Electric field suppression of ultracold confined chemical rates

TL;DR

This paper investigates how electric fields influence ultracold polar molecule collisions in optical lattices, revealing that electric fields can suppress chemical quenching rates and potentially enable efficient cooling.

Contribution

It introduces a quantum scattering framework to analyze electric field effects on ultracold molecular collisions, demonstrating suppression of quenching rates with applied electric fields.

Findings

Electric fields suppress chemical quenching rates in ultracold polar molecules.

Predicted molecular lifetimes of about 1 second under realistic conditions.

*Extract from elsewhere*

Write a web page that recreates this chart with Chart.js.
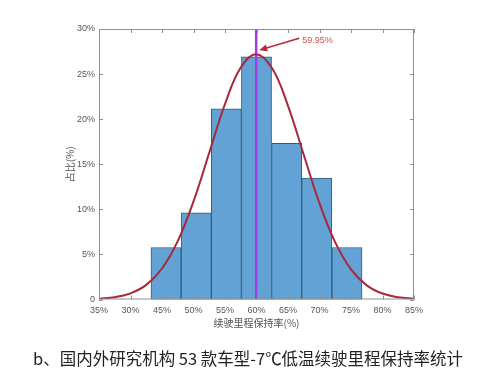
<!DOCTYPE html>
<html>
<head>
<meta charset="utf-8">
<script src="https://cdn.jsdelivr.net/npm/chart.js@4"></script>
<style>
  html, body { margin: 0; padding: 0; background: #fff; }
  #wrap { width: 498px; height: 378px; position: relative; }
</style>
</head>
<body>
<div id="wrap"><canvas id="chart"></canvas></div>
<script>
// histogram bins (centre of each bin, share of vehicles in %)
const binCenters = [45.64, 50.43, 55.21, 60.0, 64.79, 69.57, 74.36];
const binShares = [5.77, 9.62, 21.15, 26.92, 17.31, 13.46, 5.77];

// fitted normal curve
const curveX = [35, 37.5, 40, 42.5, 45, 47.5, 50, 52.5, 55, 57.5, 59.95, 62.5, 65, 67.5, 70, 72.5, 75, 77.5, 80, 82.5, 85];
const curveY = [0.09, 0.26, 0.68, 1.62, 3.44, 6.48, 10.88, 16.27, 21.68, 25.73, 27.2, 25.61, 21.48, 16.05, 10.68, 6.33, 3.34, 1.57, 0.66, 0.25, 0.08];

const meanValue = 59.95;
const meanLabel = '59.95%';

// tick labels as printed (second one really says 30%)
const xTickLabels = ['35%', '30%', '45%', '50%', '55%', '60%', '65%', '70%', '75%', '80%', '85%'];
const yTickLabels = ['0', '5%', '10%', '15%', '20%', '25%', '30%'];

const xTitle = '续驶里程保持率(%)';
const yTitle = '占比(%)';
const caption = 'b、国内外研究机构 53 款车型-7℃低温续驶里程保持率统计';

const tickFont = { family: 'Liberation Sans, Arial, sans-serif', size: 9 };
const cjk = '"Noto Sans CJK SC", sans-serif';

// frame, inside ticks, titles, arrow note, caption
const decor = {
  id: 'decor',
  afterDatasetsDraw(chart) {
    const { ctx, chartArea: a, scales: { x, y } } = chart;
    ctx.save();
    ctx.strokeStyle = '#8f8f8f';
    ctx.lineWidth = 1;
    ctx.strokeRect(a.left + 0.5, a.top + 0.5, a.right - a.left - 1, a.bottom - a.top - 1);
    ctx.beginPath();
    x.ticks.forEach(t => {
      const px = Math.round(x.getPixelForValue(t.value)) + 0.5;
      ctx.moveTo(px, a.bottom); ctx.lineTo(px, a.bottom - 4);
      ctx.moveTo(px, a.top); ctx.lineTo(px, a.top + 4);
    });
    y.ticks.forEach(t => {
      const py = Math.round(y.getPixelForValue(t.value)) + 0.5;
      ctx.moveTo(a.left, py); ctx.lineTo(a.left + 4, py);
      ctx.moveTo(a.right, py); ctx.lineTo(a.right - 4, py);
    });
    ctx.stroke();

    // arrow to the peak
    const tipX = x.getPixelForValue(meanValue) + 3;
    const tipY = y.getPixelForValue(27.2) - 4;
    const tailX = tipX + 40, tailY = tipY - 12;
    const ang = Math.atan2(tipY - tailY, tipX - tailX);
    ctx.strokeStyle = '#b3283c';
    ctx.fillStyle = '#b3283c';
    ctx.lineWidth = 1.5;
    ctx.beginPath();
    ctx.moveTo(tailX, tailY);
    ctx.lineTo(tipX - 5 * Math.cos(ang), tipY - 5 * Math.sin(ang));
    ctx.stroke();
    ctx.beginPath();
    ctx.moveTo(tipX, tipY);
    ctx.lineTo(tipX - 8 * Math.cos(ang) + 3.5 * Math.sin(ang), tipY - 8 * Math.sin(ang) - 3.5 * Math.cos(ang));
    ctx.lineTo(tipX - 8 * Math.cos(ang) - 3.5 * Math.sin(ang), tipY - 8 * Math.sin(ang) + 3.5 * Math.cos(ang));
    ctx.closePath();
    ctx.fill();
    ctx.fillStyle = '#d0504f';
    ctx.font = '9px Liberation Sans, Arial, sans-serif';
    ctx.textAlign = 'left';
    ctx.textBaseline = 'middle';
    ctx.fillText(meanLabel, tailX + 3, tailY + 2);

    // axis titles
    ctx.fillStyle = '#555';
    ctx.font = '10px ' + cjk;
    ctx.textAlign = 'center';
    ctx.fillText(xTitle, (a.left + a.right) / 2, a.bottom + 24);
    ctx.save();
    ctx.translate(a.left - 29, (a.top + a.bottom) / 2);
    ctx.rotate(-Math.PI / 2);
    ctx.fillText(yTitle, 0, 0);
    ctx.restore();

    // caption
    ctx.fillStyle = '#222';
    ctx.font = '16px ' + cjk;
    const w = ctx.measureText(caption).width;
    const size = 16 * 430 / w;
    ctx.font = size.toFixed(2) + 'px ' + cjk;
    ctx.fillText(caption, 248, 359);
    ctx.restore();
  }
};

new Chart(document.getElementById('chart'), {
  type: 'bar',
  data: {
    datasets: [
      {
        type: 'line',
        data: curveX.map((v, i) => ({ x: v, y: curveY[i] })),
        borderColor: '#a8283a',
        borderWidth: 2,
        pointRadius: 0,
        tension: 0.4,
        fill: false,
        order: 0
      },
      {
        type: 'line',
        data: [{ x: meanValue, y: 0 }, { x: meanValue, y: 30 }],
        borderColor: '#a63be6',
        borderWidth: 2.5,
        pointRadius: 0,
        fill: false,
        order: 1
      },
      {
        type: 'bar',
        data: binCenters.map((v, i) => ({ x: v, y: binShares[i] })),
        backgroundColor: '#62a2d5',
        borderColor: '#2e5f7f',
        borderWidth: 1,
        borderSkipped: false,
        barPercentage: 1,
        categoryPercentage: 1,
        order: 2
      }
    ]
  },
  options: {
    responsive: true,
    maintainAspectRatio: false,
    animation: false,
    layout: { padding: { left: 0, top: 29, right: 84, bottom: 0 } },
    plugins: { legend: { display: false }, tooltip: { enabled: false } },
    scales: {
      x: {
        type: 'linear',
        offset: false,
        min: 35,
        max: 85,
        grid: { display: false, drawTicks: false },
        border: { display: false },
        afterFit: s => { s.height = 78.5; },
        ticks: {
          stepSize: 5,
          autoSkip: false,
          maxRotation: 0,
          padding: 6,
          color: '#555',
          font: tickFont,
          callback: (v, i) => xTickLabels[i]
        }
      },
      y: {
        min: 0,
        max: 30,
        grid: { display: false, drawTicks: false },
        border: { display: false },
        afterFit: s => { s.width = 99; },
        ticks: {
          stepSize: 5,
          padding: 4,
          color: '#555',
          font: tickFont,
          callback: (v, i) => yTickLabels[i]
        }
      }
    }
  },
  plugins: [decor]
});
</script>
</body>
</html>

Elastic to quenching collision rate ratio of approximately 100.

Abstract

We consider ultracold collisions of polar molecules confined in a one dimensional optical lattice. Using a quantum scattering formalism and a frame transformation method, we calculate elastic and chemical quenching rate constants for fermionic molecules. Taking KRb molecules as a prototype, we find that the rate of quenching collisions is enhanced at zero electric field as the confinement is increased, but that this rate is suppressed when the electric field is turned on. For molecules with 500 nK of collision energy, for realistic molecular densities, and for achievable experimental electric fields and trap confinements, we predict lifetimes of KRb molecules of 1 s. We find a ratio of elastic to quenching collision rates of about 100, which may be sufficient to achieve efficient experimental evaporative cooling of polar KRb molecules.